The framework presented in this paper is deliberately generic and treats the probabilistic evaluation model as a black box. We suggest that the evaluation model contributed here can be applied to any architecture-based evaluation model.

9 Conclusions

In this paper, we have addressed the problem of probabilistic quality evaluations in the presence of uncertainty. The evaluation framework introduced in this work provides support for heterogeneous uncertainties. Probabilistic parameter values and their evaluation have been accommodated through the use of probabilistic model checking and MC simulations. A non-parametric significance test as a stopping criterion has significantly reduced the number of trial runs and function evaluations necessary to achieve the desired confidence level. The functionality of the framework has been illustrated using a practical case study.
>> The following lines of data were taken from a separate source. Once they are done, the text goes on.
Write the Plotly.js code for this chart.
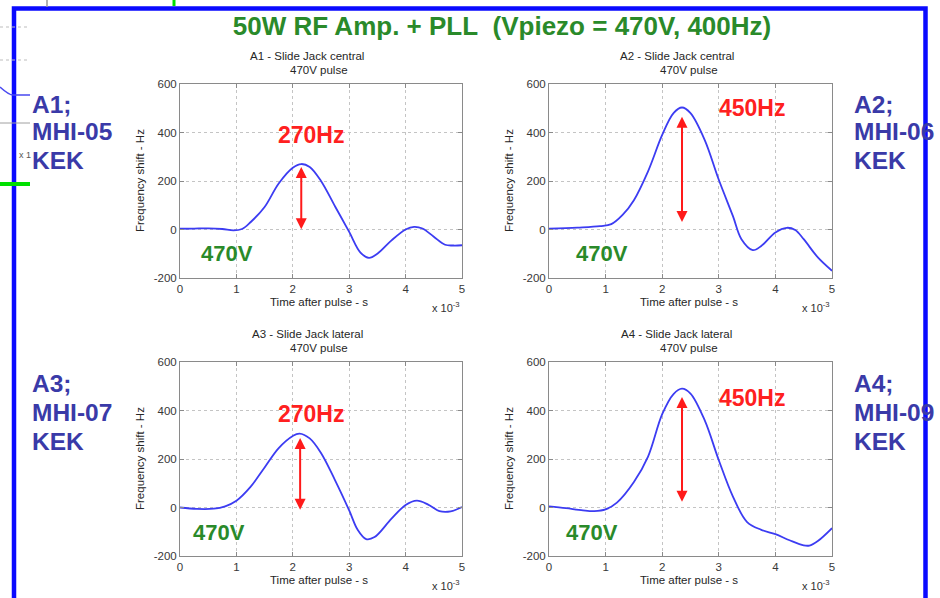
<!DOCTYPE html>
<html>
<head>
<meta charset="utf-8">
<script src="https://cdn.plot.ly/plotly-3.0.1.min.js"></script>
<style>html,body{margin:0;padding:0;background:#fff;}#chart{width:940px;height:598px;}</style>
</head>
<body>
<div id="chart"></div>
<script>
// ---- Data (time in ms, i.e. x 10^-3 s; frequency shift in Hz) ----
const t1 = [0,0.25,0.5,0.75,0.95,1.1,1.25,1.5,1.75,2.0,2.15,2.3,2.5,2.75,3.0,3.2,3.35,3.5,3.75,4.0,4.15,4.3,4.5,4.7,4.85,5.0];
const v1 = [3,4,5,2,-4,2,30,93,190,255,270,258,200,95,-10,-95,-117,-100,-45,0,11,4,-30,-63,-66,-65];

const t2 = [0,0.5,0.9,1.1,1.3,1.5,1.75,2.0,2.2,2.35,2.5,2.75,3.0,3.25,3.4,3.6,3.75,4.0,4.2,4.35,4.5,4.75,5.0];
const v2 = [3,8,14,22,60,121,240,390,480,503,480,370,205,55,-40,-85,-68,-12,7,-2,-40,-115,-170];

const t3 = [0,0.3,0.6,0.8,1.0,1.25,1.5,1.75,2.0,2.12,2.3,2.5,2.75,3.0,3.15,3.3,3.45,3.75,4.0,4.2,4.4,4.6,4.8,5.0];
const v3 = [0,-6,-5,5,28,85,165,245,295,305,285,225,112,-12,-92,-130,-122,-46,10,28,12,-15,-16,2];

const t4 = [0,0.3,0.6,0.8,1.0,1.2,1.5,1.75,2.0,2.2,2.35,2.5,2.75,3.0,3.25,3.5,3.75,4.0,4.25,4.5,4.6,4.75,5.0];
const v4 = [5,-3,-12,-15,-8,20,105,210,385,468,490,470,360,195,45,-60,-92,-110,-135,-156,-157,-138,-85];

const plotTitles = ["A1 - Slide Jack central","A2 - Slide Jack central","A3 - Slide Jack lateral","A4 - Slide Jack lateral"];
const pulseLabel = "470V pulse";
const cavityLines = [["A1;","MHI-05","KEK"],["A2;","MHI-06","KEK"],["A3;","MHI-07","KEK"],["A4;","MHI-09","KEK"]];
const shiftLabels = ["270Hz","450Hz","270Hz","450Hz"];
const voltLabel = "470V";
const arrowT = [2.15, 2.35, 2.13, 2.35];
const arrowLow = [-5, 25, -15, 18];
const arrowHigh = [258, 465, 287, 456];
const xTicks = [0,1,2,3,4,5];
const yTicks = [-200,0,200,400,600];
const mainTitle = "50W RF Amp. + PLL\u00a0\u00a0(Vpiezo = 470V, 400Hz)";

// ---- Layout helpers (pixel -> paper) ----
const W = 940, H = 598;
const px = x => x / W;
const py = y => 1 - y / H;
const FONT = "Arial, 'Liberation Sans', sans-serif";

const ts = [t1,t2,t3,t4], vs = [v1,v2,v3,v4];
const xDom = [[180,462],[549,832]];
const yDom = [[84,278],[362,556]];

const traces = [];
const layout = {
  width: W, height: H,
  margin: {l:0,r:0,t:0,b:0},
  paper_bgcolor: '#ffffff', plot_bgcolor: '#ffffff',
  showlegend: false,
  font: {family: FONT, color: '#333'},
  title: {text: mainTitle, x: px(502), y: py(26), xref: 'paper', yref: 'paper',
          xanchor: 'center', yanchor: 'middle',
          font: {family: FONT, size: 26, color: '#2a8a2a', weight: 'bold'}},
  annotations: [], shapes: []
};

for (let i = 0; i < 4; i++) {
  const col = i % 2, row = Math.floor(i / 2);
  const n = i + 1;
  const xa = 'x' + (n === 1 ? '' : n), ya = 'y' + (n === 1 ? '' : n);
  const xk = 'xaxis' + (n === 1 ? '' : n), yk = 'yaxis' + (n === 1 ? '' : n);
  traces.push({x: ts[i], y: vs[i], type: 'scatter', mode: 'lines', xaxis: xa, yaxis: ya,
    line: {color: '#3c3cf2', width: 1.8, shape: 'spline', smoothing: 1.0}, hoverinfo: 'skip'});
  const common = {showline: true, mirror: 'ticks', linecolor: '#8a8a8a', linewidth: 1,
    ticks: 'inside', ticklen: 4, tickcolor: '#8a8a8a', showgrid: true, gridcolor: '#c4c4c4',
    griddash: 'dot', gridwidth: 1, zeroline: false, tickfont: {family: FONT, size: 11.5, color: '#383838'},
    fixedrange: true};
  layout[xk] = Object.assign({}, common, {domain: [px(xDom[col][0]), px(xDom[col][1])],
    range: [0,5], tickvals: xTicks, ticktext: xTicks.map(String), anchor: ya});
  layout[yk] = Object.assign({}, common, {domain: [py(yDom[row][1]), py(yDom[row][0])],
    range: [-200,600], tickvals: yTicks, ticktext: yTicks.map(String), anchor: xa});

  const x0 = xDom[col][0], x1 = xDom[col][1], y0 = yDom[row][0], y1 = yDom[row][1];
  const cx = (x0 + x1) / 2, cy = (y0 + y1) / 2;
  const small = {family: FONT, size: 11.5, color: '#262626'};
  const A = layout.annotations;
  // subplot titles
  A.push({text: plotTitles[i], x: px(cx - 14), y: py(y0 - 28), xref: 'paper', yref: 'paper',
    showarrow: false, xanchor: 'center', yanchor: 'middle', font: small});
  A.push({text: pulseLabel, x: px(cx - 2), y: py(y0 - 14), xref: 'paper', yref: 'paper',
    showarrow: false, xanchor: 'center', yanchor: 'middle', font: small});
  // axis titles
  A.push({text: 'Frequency shift - Hz', textangle: -90, x: px(x0 - 40), y: py(cy), xref: 'paper', yref: 'paper',
    showarrow: false, xanchor: 'center', yanchor: 'middle', font: small});
  A.push({text: 'Time after pulse - s', x: px(cx - 2), y: py(y1 + 24), xref: 'paper', yref: 'paper',
    showarrow: false, xanchor: 'center', yanchor: 'middle', font: small});
  A.push({text: 'x 10<sup>-3</sup>', x: px(x1), y: py(y1 + 29), xref: 'paper', yref: 'paper',
    showarrow: false, xanchor: 'right', yanchor: 'middle', font: {family: FONT, size: 11, color: '#303030'}});
  // red double arrow
  A.push({x: arrowT[i], y: arrowHigh[i], ax: arrowT[i], ay: arrowLow[i], xref: xa, yref: ya,
    axref: xa, ayref: ya, text: '', showarrow: true, arrowside: 'end+start', arrowhead: 2,
    startarrowhead: 2, arrowsize: 1.1, startarrowsize: 1.1, arrowwidth: 2, arrowcolor: '#ff1a1a'});
  // shift label and voltage
  A.push({text: shiftLabels[i], x: px(col === 0 ? 311 : 752), y: py(row === 0 ? (col === 0 ? 135 : 108) : (col === 0 ? 414 : 398)),
    xref: 'paper', yref: 'paper', showarrow: false, xanchor: 'center', yanchor: 'middle',
    font: {family: FONT, size: 23, color: '#ff2020', weight: 'bold'}});
  A.push({text: voltLabel, x: px(col === 0 ? (row === 0 ? 227 : 219) : (row === 0 ? 602 : 592)), y: py(row === 0 ? 253 : 532),
    xref: 'paper', yref: 'paper', showarrow: false, xanchor: 'center', yanchor: 'middle',
    font: {family: FONT, size: 22, color: '#2a8a2a', weight: 'bold'}});
  // cavity labels, one line each
  const lineY = row === 0 ? [104, 132, 161] : [383, 412, 441];
  for (let k = 0; k < 3; k++) {
    A.push({text: cavityLines[i][k], x: px(col === 0 ? 30 : 852), y: py(lineY[k]), xref: 'paper', yref: 'paper',
      showarrow: false, xanchor: 'left', yanchor: 'middle', align: 'left',
      font: {family: FONT, size: 24.5, color: '#3a3aa8', weight: 'bold'}});
  }
}

// slide frame and remnants of neighbouring content
const S = layout.shapes;
S.push({type: 'rect', xref: 'paper', yref: 'paper', x0: px(14), x1: px(925.5), y0: py(640), y1: py(8.5),
  line: {color: '#0a0aff', width: 4.5}, fillcolor: 'rgba(0,0,0,0)', layer: 'above'});
S.push({type: 'line', xref: 'paper', yref: 'paper', x0: px(47), x1: px(47), y0: py(0), y1: py(7), line: {color: '#9a9a9a', width: 1.5}});
S.push({type: 'line', xref: 'paper', yref: 'paper', x0: px(174), x1: px(174), y0: py(0), y1: py(6), line: {color: '#00e000', width: 3}});
S.push({type: 'line', xref: 'paper', yref: 'paper', x0: px(0), x1: px(30), y0: py(27), y1: py(27), line: {color: '#bdbdbd', width: 1, dash: 'dot'}});
S.push({type: 'line', xref: 'paper', yref: 'paper', x0: px(0), x1: px(30), y0: py(60), y1: py(60), line: {color: '#bdbdbd', width: 1, dash: 'dot'}});
S.push({type: 'path', xref: 'paper', yref: 'paper', path: `M ${px(0)} ${py(87)} Q ${px(10)} ${py(96)} ${px(14)} ${py(95)} L ${px(30)} ${py(95)}`,
  line: {color: '#4a4af0', width: 1.5}});
S.push({type: 'line', xref: 'paper', yref: 'paper', x0: px(0), x1: px(30), y0: py(123), y1: py(123), line: {color: '#a0a0a0', width: 1}});
S.push({type: 'line', xref: 'paper', yref: 'paper', x0: px(0), x1: px(30), y0: py(184), y1: py(184), line: {color: '#00e000', width: 4}});
layout.annotations.push({text: 'x 1', x: px(17), y: py(155), xref: 'paper', yref: 'paper', showarrow: false,
  xanchor: 'left', yanchor: 'middle', font: {family: FONT, size: 9, color: '#555'}});

Plotly.newPlot('chart', traces, layout, {staticPlot: true, displayModeBar: false});
</script>
</body>
</html>
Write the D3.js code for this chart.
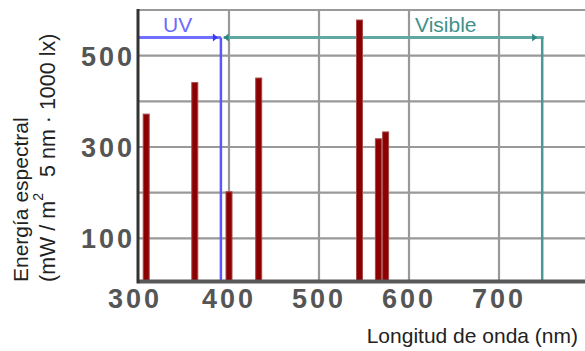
<!DOCTYPE html>
<html>
<head>
<meta charset="utf-8">
<script src="https://cdn.jsdelivr.net/npm/d3@7"></script>
<style>
  body { margin: 0; background: #fff; }
  svg { display: block; }
</style>
</head>
<body>
<div id="chart"></div>
<script>
// data
var wavelengths = [308, 362, 400, 433, 545, 566, 574];
var energy = [372, 441, 202, 451, 578, 318, 333];
var xTicks = [300, 400, 500, 600, 700];
var xGrid = [400, 500, 600, 700];
var yTicks = [100, 300, 500];
var yGrid = [100, 200, 300, 400, 500];
var bandNames = ["UV", "Visible"];
var bandStart = [300, 394];
var bandEnd = [391, 748];

var W = 585, H = 351;
var svg = d3.select("#chart")
  .append("svg")
  .attr("width", W)
  .attr("height", H);

var x = d3.scaleLinear().domain([300, 800]).range([139, 589]);
var y = d3.scaleLinear().domain([0, 600]).range([284, 10]);
var base = y(0) - 2.6;
var arrowY = 37.5;

// grid
svg.append("g").selectAll("line.h")
  .data(yGrid).join("line")
  .attr("x1", x(300)).attr("x2", W)
  .attr("y1", d => y(d)).attr("y2", d => y(d))
  .attr("stroke", "#999").attr("stroke-width", 2.2);
svg.append("g").selectAll("line.v")
  .data(xGrid).join("line")
  .attr("x1", d => x(d)).attr("x2", d => x(d))
  .attr("y1", y(600)).attr("y2", base)
  .attr("stroke", "#999").attr("stroke-width", 2.2);
// top border
svg.append("line")
  .attr("x1", x(300)).attr("x2", W)
  .attr("y1", y(600)).attr("y2", y(600))
  .attr("stroke", "#999").attr("stroke-width", 2.2);

// bands (UV / Visible)
var bandColor = ["#7070ff", "#5fa8a3"];
var bandDark = ["#3a3af0", "#2f8580"];
var bandText = ["#6a6aff", "#3f918c"];

// UV
svg.append("line")
  .attr("x1", x(bandStart[0]) - 1).attr("x2", x(bandEnd[0]))
  .attr("y1", arrowY).attr("y2", arrowY)
  .attr("stroke", bandColor[0]).attr("stroke-width", 3);
svg.append("line")
  .attr("x1", x(bandEnd[0])).attr("x2", x(bandEnd[0]))
  .attr("y1", arrowY).attr("y2", base)
  .attr("stroke", "#5858ff").attr("stroke-width", 2.5);
svg.append("path")
  .attr("d", "M" + (x(bandEnd[0]) - 3) + "," + arrowY + "l-5,-4v8z")
  .attr("fill", bandDark[0]);

// Visible
svg.append("line")
  .attr("x1", x(bandStart[1])).attr("x2", x(bandEnd[1]) + 1.5)
  .attr("y1", arrowY).attr("y2", arrowY)
  .attr("stroke", bandColor[1]).attr("stroke-width", 3);
svg.append("line")
  .attr("x1", x(bandEnd[1])).attr("x2", x(bandEnd[1]))
  .attr("y1", arrowY).attr("y2", base)
  .attr("stroke", "#4a9994").attr("stroke-width", 2.5);
svg.append("path")
  .attr("d", "M" + x(bandStart[1]) + "," + arrowY + "l5,-4v8z")
  .attr("fill", bandDark[1]);
svg.append("path")
  .attr("d", "M" + (x(bandEnd[1]) - 5) + "," + arrowY + "l-5,-4v8z")
  .attr("fill", bandDark[1]);

svg.append("text")
  .attr("x", x(bandStart[0]) + 24).attr("y", 32)
  .attr("font-family", "Liberation Sans, Arial, sans-serif")
  .attr("font-size", 21)
  .attr("fill", bandText[0])
  .text(bandNames[0]);
svg.append("text")
  .attr("x", 415).attr("y", 32)
  .attr("font-family", "Liberation Sans, Arial, sans-serif")
  .attr("font-size", 21)
  .attr("fill", bandText[1])
  .text(bandNames[1]);

// bars
svg.append("g").selectAll("rect")
  .data(wavelengths).join("rect")
  .attr("x", d => x(d) - 3)
  .attr("width", 6)
  .attr("y", (d, i) => y(energy[i]))
  .attr("height", (d, i) => base - y(energy[i]))
  .attr("fill", "#8b0000")
  .attr("stroke", "#a84848")
  .attr("stroke-width", 1);

// axes lines
svg.append("line")
  .attr("x1", x(300)).attr("x2", W)
  .attr("y1", base).attr("y2", base)
  .attr("stroke", "#595959").attr("stroke-width", 4);
svg.append("line")
  .attr("x1", 138).attr("x2", 138)
  .attr("y1", y(600) - 1).attr("y2", base + 2)
  .attr("stroke", "#333").attr("stroke-width", 3);

// tick labels
var tickFont = "Liberation Sans Narrow, Arial Narrow, sans-serif";
svg.append("g").selectAll("text")
  .data(xTicks).join("text")
  .attr("x", (d, i) => x(d) + (i == 0 ? -4 : 0))
  .attr("y", 308)
  .attr("text-anchor", "middle")
  .attr("font-family", tickFont)
  .attr("font-weight", "bold")
  .attr("font-size", 27)
  .attr("letter-spacing", 3)
  .attr("fill", "#555")
  .text(d => d);
svg.append("g").selectAll("text")
  .data(yTicks).join("text")
  .attr("x", 135)
  .attr("y", d => y(d) + 10)
  .attr("text-anchor", "end")
  .attr("font-family", tickFont)
  .attr("font-weight", "bold")
  .attr("font-size", 27)
  .attr("letter-spacing", 3)
  .attr("fill", "#555")
  .text(d => d);

// axis titles
svg.append("text")
  .attr("x", 578).attr("y", 343)
  .attr("text-anchor", "end")
  .attr("font-family", "Liberation Sans, Arial, sans-serif")
  .attr("font-size", 21)
  .attr("fill", "#222")
  .text("Longitud de onda (nm)");

svg.append("text")
  .attr("transform", "translate(28,282)rotate(-90)")
  .attr("font-family", "Liberation Sans, Arial, sans-serif")
  .attr("font-size", 21)
  .attr("fill", "#222")
  .text("Energía espectral");
var yt2 = svg.append("text")
  .attr("transform", "translate(55,282)rotate(-90)")
  .attr("font-family", "Liberation Sans, Arial, sans-serif")
  .attr("font-size", 21.5)
  .attr("fill", "#222");
yt2.append("tspan").text("(mW / m");
yt2.append("tspan").attr("dy", -12).attr("font-size", 14).text("2");
yt2.append("tspan").attr("dy", 12).attr("dx", 16).text("5 nm · 1000 lx)");
</script>
</body>
</html>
In all of our experiments, the window size of the dynamic stopping criterion was set to 10. This was an arbitrary decision which is still to be substantiated. The current results indicates that this window size was appropriate for all cases considered. However, further research is required to determine the ideal window length. Ideally, the process of finding an ideal or near-optimal window size ought to be automated. In future work, we aim to apply sequential hypothesis testing principles to analyze the accuracy of the evaluation results. We also intend to investigate the applicability of the approach to multi-variate sensitivity and bottleneck analysis in architecture-based quality evaluation. We are currently working on the integration of uncertainty analysis with design space exploration with the intention of providing a method for a more robust architecture optimisation.